Journey of a Thousand Miles

"What makes one step a giant leap

Is all the steps before."

-- Leslie Fish, from "A Toast for Unknown Heroes"

In some ways, looking at the Apollo program is misleading. Especially now that three decades have passed to blur the details, it's easy to take the impression that Sputnik went up, JFK waved his hands, and suddenly we were landing on the moon.

It took a lot more than that. Just along one path, someone had to design every part of the rocket, capsule, and lander. Someone had to mill each part, and someone had to assemble them.

Previously, someone had to train the engineers to design the parts. Someone had to do the research that told us what designs were needed. Someone had to test and redesign.

Even more basically, someone had to make the paper that the engineers drew on. Someone had to sell the pencils. Someone had to keep the electricity running, and make the breakfasts, and bring the coffee.

Many of these actions we take for granted. They are part of the baseline of our civilization. We have systematized making paper, distributing pencils, training engineers, and bringing coffee beans from tropical regions to our home markets, roasting them, brewing them, and putting the steaming cups in the hands of the people who want them. All of this takes place without much of our attention.

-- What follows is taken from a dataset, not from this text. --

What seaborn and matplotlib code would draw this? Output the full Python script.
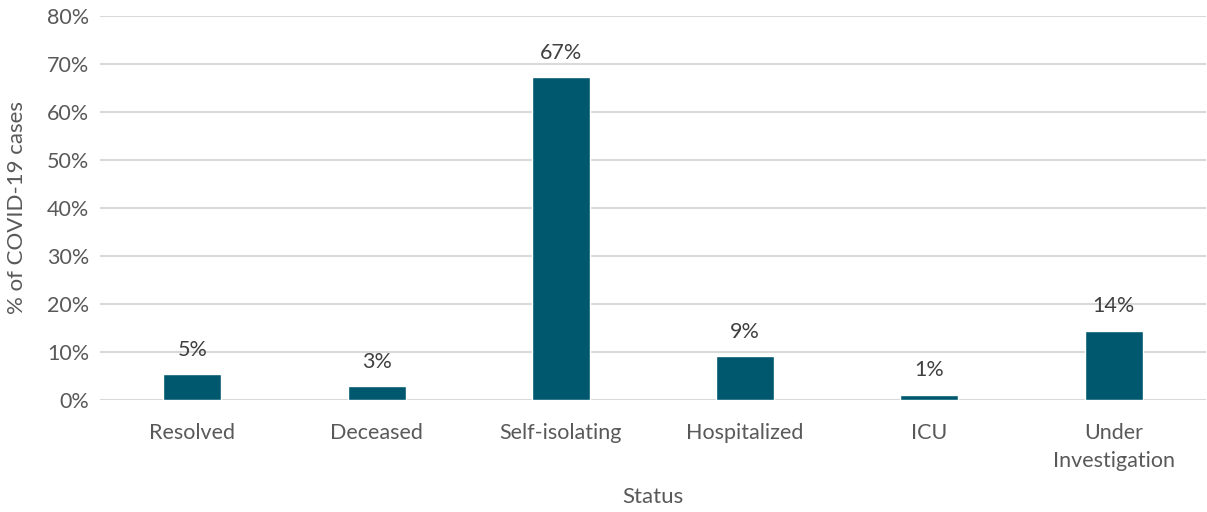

At least it does until something goes wrong. Recently, for example, we've been losing ground on science education. That's a problem that could lead to losing our ability to field engineers later. So those who find and work on such problems are the sustainers of our civilization.

So here's a better way to look at the success of Apollo: millions of Americans, just like us, continually built and rebuilt a robust economy, with coffee and engineers and huge industrial capabilities and much more, and when we gathered that enormous power behind the inspiring vision of reaching the moon, we took not just thousands, but billions of steps, that accumulated into Neil Armstrong's giant leap for mankind.

Any grand project takes both the vision to give it direction and the thousands -- or billions -- of steps to make it a reality.

So if you want to be a part of something great, ask yourself these two questions: What is the vision? And what steps can I take to make it happen?